Di media sosial, dukungan terhadap gerakan tersebut meluas. Ribuan pengguna menyoroti tanggung jawab moral organisasi olahraga internasional yang selama dua tahun ini tetap diam di tengah pembunuhan terhadap warga sipil dan atlet.

Kelompok atlet internasional Athletes 4 Peace yang diikuti bintang sepak bola seperti Paul Pogba dan Hakim Ziyech, mengeluarkan pernyataan menuntut penghentian partisipasi Israel sampai negara itu mematuhi hukum internasional.

“Sebagai atlet profesional dari berbagai latar belakang dan keyakinan. Kami percaya bahwa olahraga harus berpegang pada prinsip keadilan dan kemanusiaan. Dunia olahraga tidak boleh bungkam saat ribuan warga sipil—termasuk atlet dan anak-anak—dibantai di Gaza. Organisasi olahraga wajib bertindak terhadap tim yang mewakili negara pelaku genosida,” demikian bunyi pernyataan itu.

Sikap FIFA dan UEFA

Namun, respons lembaga olahraga dunia masih jauh dari harapan. Pada 2 Oktober 2025, Presiden FIFA Gianni Infantino menyatakan bahwa olahraga “tidak dapat menyelesaikan konflik geopolitik”.

Pernyataan serupa datang dari Presiden UEFA Aleksander Čeferin, yang hanya mengungkapkan “rasa sedih” atas penderitaan warga sipil di Gaza, namun menolak menjatuhkan sanksi terhadap tim dan pemain Israel, dengan alasan “para atlet tidak bertanggung jawab atas keputusan politik pemerintah mereka”.

UEFA juga belum memberikan penjelasan mengapa Israel dibiarkan tetap bermain, sementara Rusia dihentikan dari seluruh kompetisi hanya beberapa hari setelah invasi ke Ukraina dimulai.

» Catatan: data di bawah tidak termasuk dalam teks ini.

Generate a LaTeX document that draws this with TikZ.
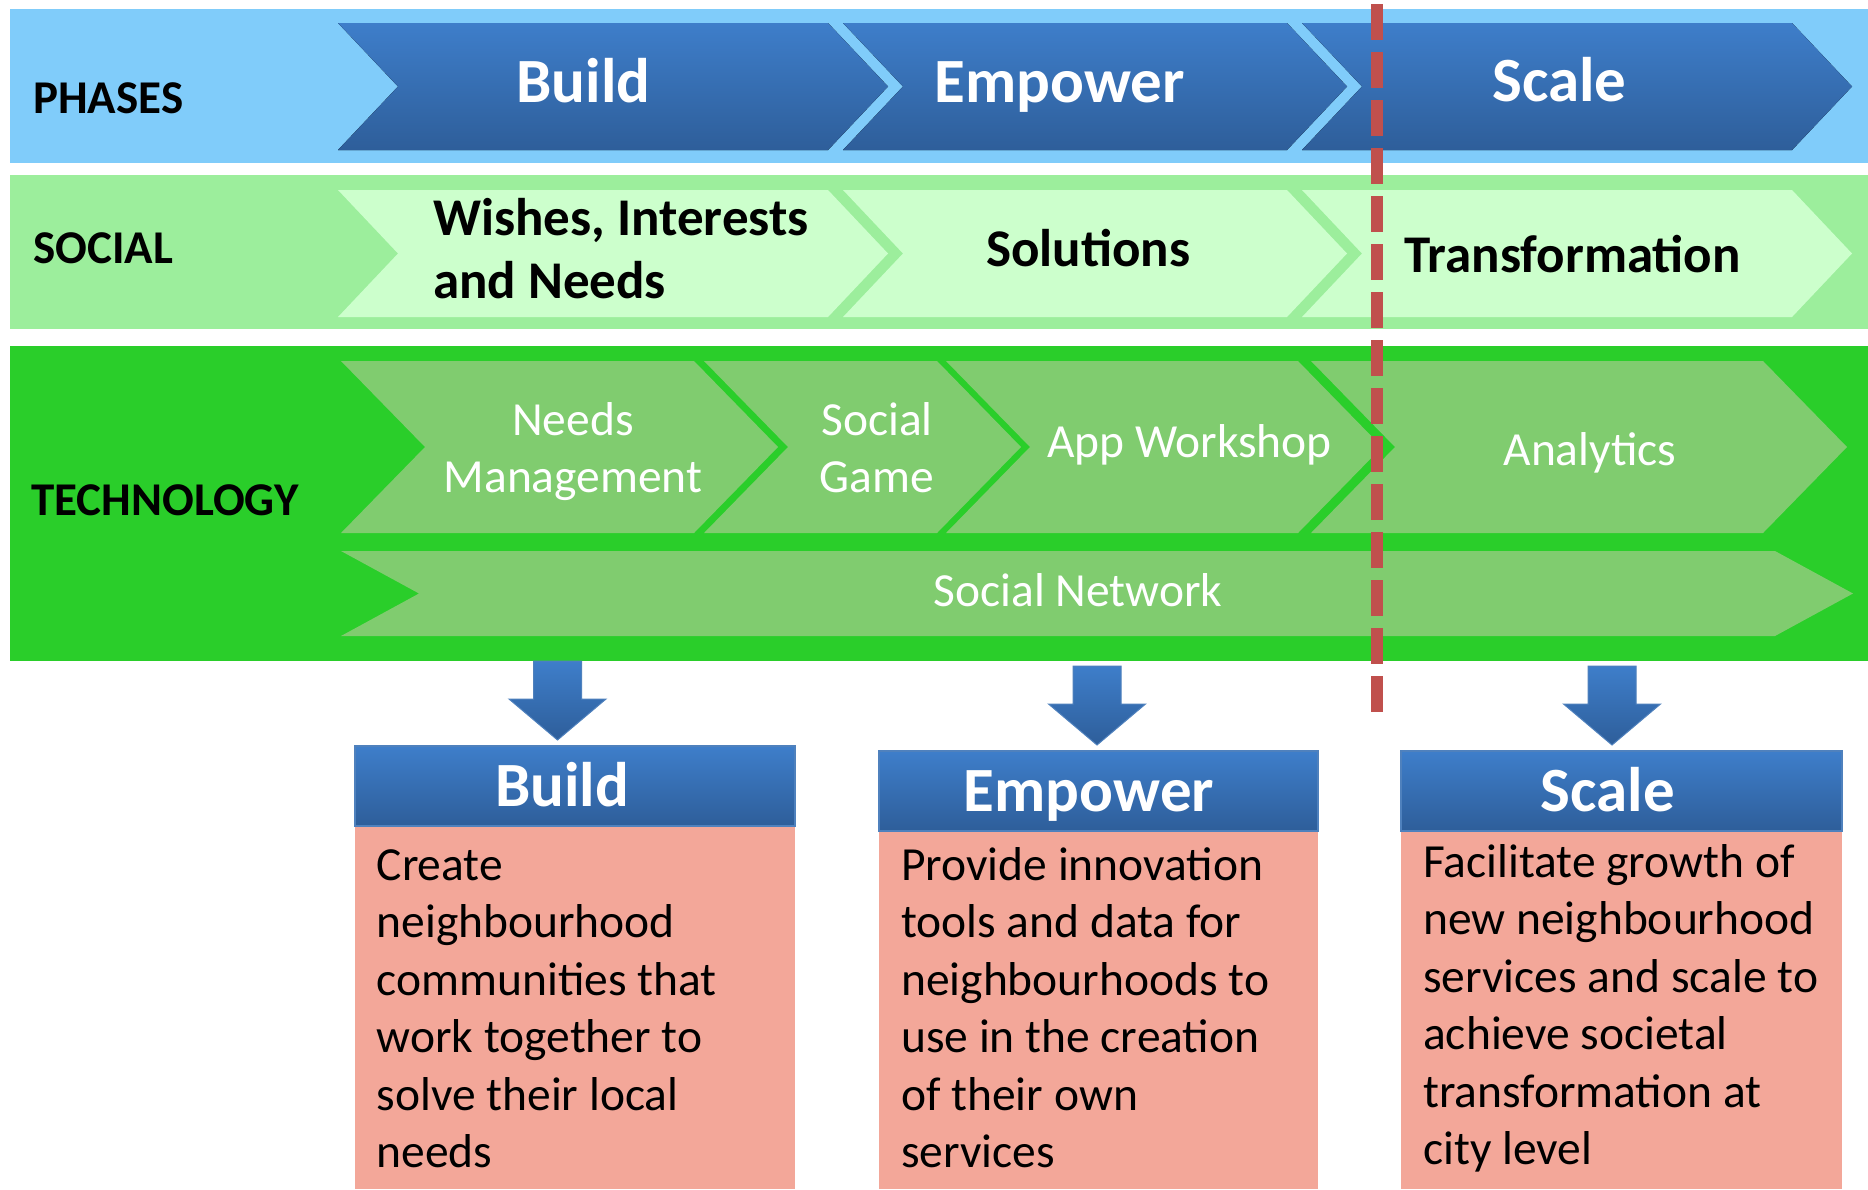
\documentclass[tikz,border=0pt]{standalone}
\usepackage{fontspec}
\setmainfont{Carlito}

\definecolor{PhaseBand}{RGB}{128,204,250}
\definecolor{SocialBand}{RGB}{156,238,156}
\definecolor{TechBand}{RGB}{42,206,42}
\definecolor{SocialChev}{RGB}{204,255,204}
\definecolor{TechChev}{RGB}{128,204,111}
\definecolor{BlueTop}{RGB}{62,126,202}
\definecolor{BlueBot}{RGB}{46,94,154}
\definecolor{BlueEdge}{RGB}{79,129,189}
\definecolor{Salmon}{RGB}{243,167,153}
\definecolor{DivRed}{RGB}{192,80,77}

% chevron: left, right, top, bottom, depth, style
\newcommand{\chev}[6]{%
  \fill[#6] (#1,#3) -- (#2,#3) -- ({#2+#5},{(#3+#4)/2}) -- (#2,#4)
    -- (#1,#4) -- ({#1+#5},{(#3+#4)/2}) -- cycle;}

\tikzset{
  bandlabel/.style={anchor=base west,inner sep=0pt,font=\fontsize{47}{56}\selectfont\bfseries},
  phasetext/.style={anchor=base,inner sep=0pt,text=white,font=\fontsize{63}{70}\selectfont\bfseries},
  socialtext/.style={anchor=base west,inner sep=0pt,font=\fontsize{53}{62}\selectfont\bfseries},
  techtext/.style={anchor=base,inner sep=0pt,text=white,font=\fontsize{47.5}{57}\selectfont},
  bodyline/.style={anchor=base west,inner sep=0pt,font=\fontsize{47.5}{57.5}\selectfont},
  bluefill/.style={top color=BlueTop,bottom color=BlueBot},
}

\begin{document}
\begin{tikzpicture}[x=1pt,y=-1pt]
  \useasboundingbox (0,0) rectangle (1868,1189);
  \fill[white] (0,0) rectangle (1868,1189);
  % the three bands
  \fill[PhaseBand] (10,9) rectangle (1868,163);
  \fill[SocialBand] (10,175) rectangle (1868,329);
  \fill[TechBand] (10,346) rectangle (1868,661);
  % phase and social chevrons
  \foreach \l/\r in {338/828,843/1287,1302/1792}{%
    \chev{\l}{\r}{23}{150}{60}{bluefill}
    \chev{\l}{\r}{190}{317}{60}{SocialChev}
  }
  % technology chevrons
  \foreach \l/\r in {341/694,704/937,946/1298,1311/1763}{%
    \chev{\l}{\r}{361}{533}{84}{TechChev}
  }
  \chev{341}{1775}{551}{636}{78}{TechChev}

  \node[bandlabel] (PhasesLbl) at (33,113) {PHASES};
  \node[bandlabel] (SocialLbl) at (33,263) {SOCIAL};
  \node[bandlabel] (TechLbl) at (31,515) {TECHNOLOGY};

  \node[phasetext] (PhBuild) at (583.5,102) {Build};
  \node[phasetext] (PhEmpower) at (1059.5,102) {Empower};
  \node[phasetext] (PhScale) at (1559.5,101) {Scale};

  \node[socialtext] (SoWishes) at (433,235) {Wishes, Interests};
  \node[socialtext] (SoNeeds) at (433,298) {and Needs};
  \node[socialtext] (SoSolutions) at (986,266) {Solutions};
  \node[socialtext] (SoTransf) at (1404,272) {Transformation};

  \node[techtext] (TeNeedsA) at (573,435) {Needs};
  \node[techtext] (TeNeedsB) at (573,492) {Management};
  \node[techtext] (TeGameA) at (877,435) {Social};
  \node[techtext] (TeGameB) at (877,492) {Game};
  \node[techtext] (TeApp) at (1189.5,457) {App Workshop};
  \node[techtext] (TeAnalytics) at (1590,465) {Analytics};
  \node[techtext] (TeNetwork) at (1078,606) {Social Network};

  % block arrows down to the boxes
  \foreach \x/\y in {557.5/661,1097/666,1612/666}{%
    \path[bluefill,draw=BlueEdge,line width=1pt] ({\x-24},\y) -- ({\x+24},\y)
      -- ({\x+24},{\y+38}) -- ({\x+48.5},{\y+38}) -- (\x,{\y+79})
      -- ({\x-48.5},{\y+38}) -- ({\x-24},{\y+38}) -- cycle;
  }

  % header and body of the three boxes
  \foreach \l/\r/\t in {355/795/746,879/1318/751,1401/1842/751}{%
    \fill[Salmon] (\l,{\t+80}) rectangle (\r,1189);
    \path[bluefill,draw=BlueEdge,line width=1.5pt] (\l,\t) rectangle (\r,{\t+80});
  }
  \node[phasetext] (HdBuild) at (562,806) {Build};
  \node[phasetext] (HdEmpower) at (1089,811) {Empower};
  \node[phasetext] (HdScale) at (1608,811) {Scale};

  \foreach \txt [count=\i] in {Create,neighbourhood,communities that,work together to,solve their local,needs}
    \node[bodyline] (BuildL\i) at (376.5,{880+57.5*(\i-1)}) {\txt};
  \foreach \txt [count=\i] in {Provide innovation,tools and data for,neighbourhoods to,use in the creation,of their own,services}
    \node[bodyline] (EmpowerL\i) at (901,{880+57.5*(\i-1)}) {\txt};
  \foreach \txt [count=\i] in {Facilitate growth of,new neighbourhood,services and scale to,achieve societal,transformation at,city level}
    \node[bodyline] (ScaleL\i) at (1423,{877+57.5*(\i-1)}) {\txt};

  % dividing line before the scale phase
  \draw[DivRed,line width=12pt,dash pattern=on 36pt off 12pt] (1377,4) -- (1377,712);
\end{tikzpicture}
\end{document}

Meskipun ada tekanan kuat dari sejumlah federasi nasional di Eropa, tidak ada tanda bahwa UEFA akan segera menggelar pemungutan suara mengenai status Israel.

Jika ditelusuri lebih jauh, pola ini bukan hal baru. Sejak awal pendudukan, Israel telah secara sistematis mengekang perkembangan olahraga Palestina: melarang pergerakan atlet, menolak izin ke luar negeri, menahan dan membunuh para pemain berprestasi.

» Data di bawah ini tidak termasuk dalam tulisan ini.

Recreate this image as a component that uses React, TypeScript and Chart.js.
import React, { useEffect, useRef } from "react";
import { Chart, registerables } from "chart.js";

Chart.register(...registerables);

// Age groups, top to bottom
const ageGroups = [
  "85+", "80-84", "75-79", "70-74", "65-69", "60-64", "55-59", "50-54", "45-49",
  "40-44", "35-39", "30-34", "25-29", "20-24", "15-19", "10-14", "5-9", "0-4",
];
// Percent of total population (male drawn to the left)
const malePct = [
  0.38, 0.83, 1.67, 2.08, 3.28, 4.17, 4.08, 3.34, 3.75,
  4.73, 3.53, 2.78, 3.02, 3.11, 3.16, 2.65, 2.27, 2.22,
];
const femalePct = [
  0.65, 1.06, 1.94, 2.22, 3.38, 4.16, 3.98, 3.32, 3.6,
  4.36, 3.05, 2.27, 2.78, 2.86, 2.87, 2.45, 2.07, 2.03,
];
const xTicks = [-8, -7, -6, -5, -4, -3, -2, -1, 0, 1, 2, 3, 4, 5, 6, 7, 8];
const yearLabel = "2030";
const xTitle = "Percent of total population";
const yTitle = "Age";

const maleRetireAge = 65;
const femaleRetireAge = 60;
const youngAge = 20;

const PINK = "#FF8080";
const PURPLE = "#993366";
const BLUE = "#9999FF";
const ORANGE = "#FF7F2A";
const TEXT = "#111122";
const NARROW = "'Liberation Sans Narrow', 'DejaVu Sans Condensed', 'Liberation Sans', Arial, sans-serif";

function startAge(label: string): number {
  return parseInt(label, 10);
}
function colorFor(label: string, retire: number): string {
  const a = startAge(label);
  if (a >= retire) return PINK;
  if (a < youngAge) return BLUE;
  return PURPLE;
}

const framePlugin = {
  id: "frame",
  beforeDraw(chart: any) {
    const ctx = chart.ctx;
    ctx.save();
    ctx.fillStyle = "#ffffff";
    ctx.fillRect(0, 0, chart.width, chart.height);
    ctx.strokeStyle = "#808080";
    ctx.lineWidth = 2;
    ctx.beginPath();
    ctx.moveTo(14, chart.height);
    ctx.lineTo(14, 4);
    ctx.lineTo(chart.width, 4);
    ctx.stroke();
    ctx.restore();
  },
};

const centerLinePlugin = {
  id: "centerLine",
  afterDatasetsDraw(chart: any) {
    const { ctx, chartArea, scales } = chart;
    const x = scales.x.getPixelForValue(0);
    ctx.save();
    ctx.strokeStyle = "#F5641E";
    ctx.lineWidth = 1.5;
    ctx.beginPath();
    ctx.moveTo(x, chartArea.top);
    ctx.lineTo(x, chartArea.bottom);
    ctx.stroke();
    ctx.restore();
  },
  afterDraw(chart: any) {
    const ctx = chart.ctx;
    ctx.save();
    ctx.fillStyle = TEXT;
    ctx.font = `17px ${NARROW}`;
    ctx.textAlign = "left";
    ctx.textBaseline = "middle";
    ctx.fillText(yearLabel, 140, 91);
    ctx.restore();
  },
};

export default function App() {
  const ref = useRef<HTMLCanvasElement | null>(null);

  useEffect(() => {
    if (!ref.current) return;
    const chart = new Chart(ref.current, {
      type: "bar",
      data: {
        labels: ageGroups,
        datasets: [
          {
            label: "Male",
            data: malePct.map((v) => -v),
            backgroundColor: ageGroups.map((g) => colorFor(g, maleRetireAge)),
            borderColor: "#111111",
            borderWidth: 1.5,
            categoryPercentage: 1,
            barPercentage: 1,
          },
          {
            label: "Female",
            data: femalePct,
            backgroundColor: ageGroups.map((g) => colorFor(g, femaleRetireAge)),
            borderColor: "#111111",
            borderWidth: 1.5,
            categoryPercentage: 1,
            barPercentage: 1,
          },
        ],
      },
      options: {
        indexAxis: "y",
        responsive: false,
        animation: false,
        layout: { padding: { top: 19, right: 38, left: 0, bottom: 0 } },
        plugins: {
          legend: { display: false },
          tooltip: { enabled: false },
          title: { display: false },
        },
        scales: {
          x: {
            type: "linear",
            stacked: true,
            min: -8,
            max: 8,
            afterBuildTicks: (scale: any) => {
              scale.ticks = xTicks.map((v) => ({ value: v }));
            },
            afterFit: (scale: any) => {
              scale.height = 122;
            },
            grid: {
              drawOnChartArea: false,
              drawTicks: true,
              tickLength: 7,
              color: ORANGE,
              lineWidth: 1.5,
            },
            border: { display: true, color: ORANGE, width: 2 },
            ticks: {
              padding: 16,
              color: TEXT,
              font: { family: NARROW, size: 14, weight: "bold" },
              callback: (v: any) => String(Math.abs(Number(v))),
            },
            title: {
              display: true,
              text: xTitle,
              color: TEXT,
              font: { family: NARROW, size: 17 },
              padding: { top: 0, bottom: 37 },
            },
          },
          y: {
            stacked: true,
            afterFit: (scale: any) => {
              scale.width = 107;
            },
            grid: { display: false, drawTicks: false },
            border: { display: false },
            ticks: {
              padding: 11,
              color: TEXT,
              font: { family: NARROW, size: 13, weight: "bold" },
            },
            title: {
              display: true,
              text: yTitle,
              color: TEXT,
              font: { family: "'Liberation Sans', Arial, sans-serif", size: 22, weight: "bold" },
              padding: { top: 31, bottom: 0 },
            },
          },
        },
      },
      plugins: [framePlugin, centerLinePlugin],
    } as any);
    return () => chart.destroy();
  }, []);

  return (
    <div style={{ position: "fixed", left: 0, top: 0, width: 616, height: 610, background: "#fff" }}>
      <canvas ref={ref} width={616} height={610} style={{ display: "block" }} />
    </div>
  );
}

Kini, setelah dua tahun genosida di Gaza, kehancuran itu mencapai puncaknya—stadion rata dengan tanah, ribuan atlet tewas, dan mimpi generasi muda Gaza terputus.

Namun di tengah reruntuhan itu, tetap hidup keyakinan bahwa olahraga, sebagaimana hidup itu sendiri, tidak akan pernah sepenuhnya padam di tanah Palestina.